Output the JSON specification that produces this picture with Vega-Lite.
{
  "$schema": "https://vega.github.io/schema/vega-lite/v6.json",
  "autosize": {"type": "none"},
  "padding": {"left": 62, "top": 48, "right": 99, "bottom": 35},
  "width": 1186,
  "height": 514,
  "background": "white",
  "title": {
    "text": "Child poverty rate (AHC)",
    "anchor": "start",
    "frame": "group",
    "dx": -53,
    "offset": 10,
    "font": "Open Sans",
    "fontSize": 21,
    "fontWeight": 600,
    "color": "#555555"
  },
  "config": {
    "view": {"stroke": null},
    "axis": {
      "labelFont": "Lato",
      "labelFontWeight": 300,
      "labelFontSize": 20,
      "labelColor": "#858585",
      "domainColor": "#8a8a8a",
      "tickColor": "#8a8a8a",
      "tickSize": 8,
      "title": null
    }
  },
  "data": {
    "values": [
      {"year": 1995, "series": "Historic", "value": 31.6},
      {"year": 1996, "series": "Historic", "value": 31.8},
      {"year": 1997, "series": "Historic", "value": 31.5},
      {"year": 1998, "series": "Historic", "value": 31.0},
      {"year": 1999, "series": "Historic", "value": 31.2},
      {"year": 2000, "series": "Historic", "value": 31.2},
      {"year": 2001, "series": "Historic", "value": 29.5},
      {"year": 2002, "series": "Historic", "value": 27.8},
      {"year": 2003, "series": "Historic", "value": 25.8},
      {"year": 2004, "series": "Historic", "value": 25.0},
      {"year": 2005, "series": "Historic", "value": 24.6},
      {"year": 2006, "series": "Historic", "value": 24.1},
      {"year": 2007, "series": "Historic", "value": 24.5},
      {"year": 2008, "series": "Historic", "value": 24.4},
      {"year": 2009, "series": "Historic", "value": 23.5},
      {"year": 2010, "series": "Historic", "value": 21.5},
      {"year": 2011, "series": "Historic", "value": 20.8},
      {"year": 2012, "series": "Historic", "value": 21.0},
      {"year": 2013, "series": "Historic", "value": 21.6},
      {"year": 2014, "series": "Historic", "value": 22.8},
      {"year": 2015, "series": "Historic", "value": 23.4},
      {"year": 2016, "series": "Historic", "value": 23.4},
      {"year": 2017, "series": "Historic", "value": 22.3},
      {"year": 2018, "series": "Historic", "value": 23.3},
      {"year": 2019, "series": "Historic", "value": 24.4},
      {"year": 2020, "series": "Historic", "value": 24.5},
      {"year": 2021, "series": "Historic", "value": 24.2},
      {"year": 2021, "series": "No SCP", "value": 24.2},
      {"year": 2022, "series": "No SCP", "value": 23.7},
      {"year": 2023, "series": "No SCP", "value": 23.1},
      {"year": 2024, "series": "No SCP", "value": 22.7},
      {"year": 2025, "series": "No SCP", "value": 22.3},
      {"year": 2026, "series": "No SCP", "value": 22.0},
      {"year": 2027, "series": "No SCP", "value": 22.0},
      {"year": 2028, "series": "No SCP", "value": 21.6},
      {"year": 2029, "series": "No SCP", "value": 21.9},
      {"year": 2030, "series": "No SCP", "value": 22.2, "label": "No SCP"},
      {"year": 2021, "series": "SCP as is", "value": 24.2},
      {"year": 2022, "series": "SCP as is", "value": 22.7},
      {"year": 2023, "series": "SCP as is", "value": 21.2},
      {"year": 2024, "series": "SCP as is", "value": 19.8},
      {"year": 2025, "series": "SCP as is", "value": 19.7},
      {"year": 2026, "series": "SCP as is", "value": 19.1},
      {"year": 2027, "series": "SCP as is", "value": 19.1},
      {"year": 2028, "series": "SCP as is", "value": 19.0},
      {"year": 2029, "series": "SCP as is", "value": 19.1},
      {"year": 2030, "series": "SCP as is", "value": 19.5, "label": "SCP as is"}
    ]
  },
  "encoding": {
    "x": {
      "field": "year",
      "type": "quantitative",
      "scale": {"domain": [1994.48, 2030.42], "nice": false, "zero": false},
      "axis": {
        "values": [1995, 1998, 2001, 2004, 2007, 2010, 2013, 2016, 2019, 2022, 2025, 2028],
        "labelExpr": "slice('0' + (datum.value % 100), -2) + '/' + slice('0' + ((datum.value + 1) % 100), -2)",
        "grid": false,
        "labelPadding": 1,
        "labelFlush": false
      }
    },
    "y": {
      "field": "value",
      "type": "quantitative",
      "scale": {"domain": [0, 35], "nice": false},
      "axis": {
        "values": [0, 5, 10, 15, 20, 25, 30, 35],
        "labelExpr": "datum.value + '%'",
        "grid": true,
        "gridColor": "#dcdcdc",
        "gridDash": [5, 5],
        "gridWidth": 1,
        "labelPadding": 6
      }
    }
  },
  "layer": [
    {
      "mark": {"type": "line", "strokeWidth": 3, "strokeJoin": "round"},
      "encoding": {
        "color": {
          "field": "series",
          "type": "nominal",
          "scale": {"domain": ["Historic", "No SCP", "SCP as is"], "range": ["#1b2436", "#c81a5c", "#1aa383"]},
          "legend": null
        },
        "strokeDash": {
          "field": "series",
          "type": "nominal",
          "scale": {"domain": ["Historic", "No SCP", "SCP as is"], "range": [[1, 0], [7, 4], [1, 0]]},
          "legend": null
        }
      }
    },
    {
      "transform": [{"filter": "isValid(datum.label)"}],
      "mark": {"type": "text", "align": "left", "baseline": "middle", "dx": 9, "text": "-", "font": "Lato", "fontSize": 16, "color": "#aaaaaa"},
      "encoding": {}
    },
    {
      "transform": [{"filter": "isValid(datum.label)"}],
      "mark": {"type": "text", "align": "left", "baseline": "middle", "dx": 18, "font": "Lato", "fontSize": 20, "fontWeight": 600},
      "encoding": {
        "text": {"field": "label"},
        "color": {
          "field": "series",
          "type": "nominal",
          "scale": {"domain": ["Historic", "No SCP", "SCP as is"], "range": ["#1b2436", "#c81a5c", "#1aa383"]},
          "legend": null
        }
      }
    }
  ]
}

**What the exercise asks:**
Quote the data above in full, changing nothing.

**Expected answer:**
Output the JSON specification that produces this picture with Vega-Lite.
{
  "$schema": "https://vega.github.io/schema/vega-lite/v6.json",
  "autosize": {"type": "none"},
  "padding": {"left": 62, "top": 48, "right": 99, "bottom": 35},
  "width": 1186,
  "height": 514,
  "background": "white",
  "title": {
    "text": "Child poverty rate (AHC)",
    "anchor": "start",
    "frame": "group",
    "dx": -53,
    "offset": 10,
    "font": "Open Sans",
    "fontSize": 21,
    "fontWeight": 600,
    "color": "#555555"
  },
  "config": {
    "view": {"stroke": null},
    "axis": {
      "labelFont": "Lato",
      "labelFontWeight": 300,
      "labelFontSize": 20,
      "labelColor": "#858585",
      "domainColor": "#8a8a8a",
      "tickColor": "#8a8a8a",
      "tickSize": 8,
      "title": null
    }
  },
  "data": {
    "values": [
      {"year": 1995, "series": "Historic", "value": 31.6},
      {"year": 1996, "series": "Historic", "value": 31.8},
      {"year": 1997, "series": "Historic", "value": 31.5},
      {"year": 1998, "series": "Historic", "value": 31.0},
      {"year": 1999, "series": "Historic", "value": 31.2},
      {"year": 2000, "series": "Historic", "value": 31.2},
      {"year": 2001, "series": "Historic", "value": 29.5},
      {"year": 2002, "series": "Historic", "value": 27.8},
      {"year": 2003, "series": "Historic", "value": 25.8},
      {"year": 2004, "series": "Historic", "value": 25.0},
      {"year": 2005, "series": "Historic", "value": 24.6},
      {"year": 2006, "series": "Historic", "value": 24.1},
      {"year": 2007, "series": "Historic", "value": 24.5},
      {"year": 2008, "series": "Historic", "value": 24.4},
      {"year": 2009, "series": "Historic", "value": 23.5},
      {"year": 2010, "series": "Historic", "value": 21.5},
      {"year": 2011, "series": "Historic", "value": 20.8},
      {"year": 2012, "series": "Historic", "value": 21.0},
      {"year": 2013, "series": "Historic", "value": 21.6},
      {"year": 2014, "series": "Historic", "value": 22.8},
      {"year": 2015, "series": "Historic", "value": 23.4},
      {"year": 2016, "series": "Historic", "value": 23.4},
      {"year": 2017, "series": "Historic", "value": 22.3},
      {"year": 2018, "series": "Historic", "value": 23.3},
      {"year": 2019, "series": "Historic", "value": 24.4},
      {"year": 2020, "series": "Historic", "value": 24.5},
      {"year": 2021, "series": "Historic", "value": 24.2},
      {"year": 2021, "series": "No SCP", "value": 24.2},
      {"year": 2022, "series": "No SCP", "value": 23.7},
      {"year": 2023, "series": "No SCP", "value": 23.1},
      {"year": 2024, "series": "No SCP", "value": 22.7},
      {"year": 2025, "series": "No SCP", "value": 22.3},
      {"year": 2026, "series": "No SCP", "value": 22.0},
      {"year": 2027, "series": "No SCP", "value": 22.0},
      {"year": 2028, "series": "No SCP", "value": 21.6},
      {"year": 2029, "series": "No SCP", "value": 21.9},
      {"year": 2030, "series": "No SCP", "value": 22.2, "label": "No SCP"},
      {"year": 2021, "series": "SCP as is", "value": 24.2},
      {"year": 2022, "series": "SCP as is", "value": 22.7},
      {"year": 2023, "series": "SCP as is", "value": 21.2},
      {"year": 2024, "series": "SCP as is", "value": 19.8},
      {"year": 2025, "series": "SCP as is", "value": 19.7},
      {"year": 2026, "series": "SCP as is", "value": 19.1},
      {"year": 2027, "series": "SCP as is", "value": 19.1},
      {"year": 2028, "series": "SCP as is", "value": 19.0},
      {"year": 2029, "series": "SCP as is", "value": 19.1},
      {"year": 2030, "series": "SCP as is", "value": 19.5, "label": "SCP as is"}
    ]
  },
  "encoding": {
    "x": {
      "field": "year",
      "type": "quantitative",
      "scale": {"domain": [1994.48, 2030.42], "nice": false, "zero": false},
      "axis": {
        "values": [1995, 1998, 2001, 2004, 2007, 2010, 2013, 2016, 2019, 2022, 2025, 2028],
        "labelExpr": "slice('0' + (datum.value % 100), -2) + '/' + slice('0' + ((datum.value + 1) % 100), -2)",
        "grid": false,
        "labelPadding": 1,
        "labelFlush": false
      }
    },
    "y": {
      "field": "value",
      "type": "quantitative",
      "scale": {"domain": [0, 35], "nice": false},
      "axis": {
        "values": [0, 5, 10, 15, 20, 25, 30, 35],
        "labelExpr": "datum.value + '%'",
        "grid": true,
        "gridColor": "#dcdcdc",
        "gridDash": [5, 5],
        "gridWidth": 1,
        "labelPadding": 6
      }
    }
  },
  "layer": [
    {
      "mark": {"type": "line", "strokeWidth": 3, "strokeJoin": "round"},
      "encoding": {
        "color": {
          "field": "series",
          "type": "nominal",
          "scale": {"domain": ["Historic", "No SCP", "SCP as is"], "range": ["#1b2436", "#c81a5c", "#1aa383"]},
          "legend": null
        },
        "strokeDash": {
          "field": "series",
          "type": "nominal",
          "scale": {"domain": ["Historic", "No SCP", "SCP as is"], "range": [[1, 0], [7, 4], [1, 0]]},
          "legend": null
        }
      }
    },
    {
      "transform": [{"filter": "isValid(datum.label)"}],
      "mark": {"type": "text", "align": "left", "baseline": "middle", "dx": 9, "text": "-", "font": "Lato", "fontSize": 16, "color": "#aaaaaa"},
      "encoding": {}
    },
    {
      "transform": [{"filter": "isValid(datum.label)"}],
      "mark": {"type": "text", "align": "left", "baseline": "middle", "dx": 18, "font": "Lato", "fontSize": 20, "fontWeight": 600},
      "encoding": {
        "text": {"field": "label"},
        "color": {
          "field": "series",
          "type": "nominal",
          "scale": {"domain": ["Historic", "No SCP", "SCP as is"], "range": ["#1b2436", "#c81a5c", "#1aa383"]},
          "legend": null
        }
      }
    }
  ]
}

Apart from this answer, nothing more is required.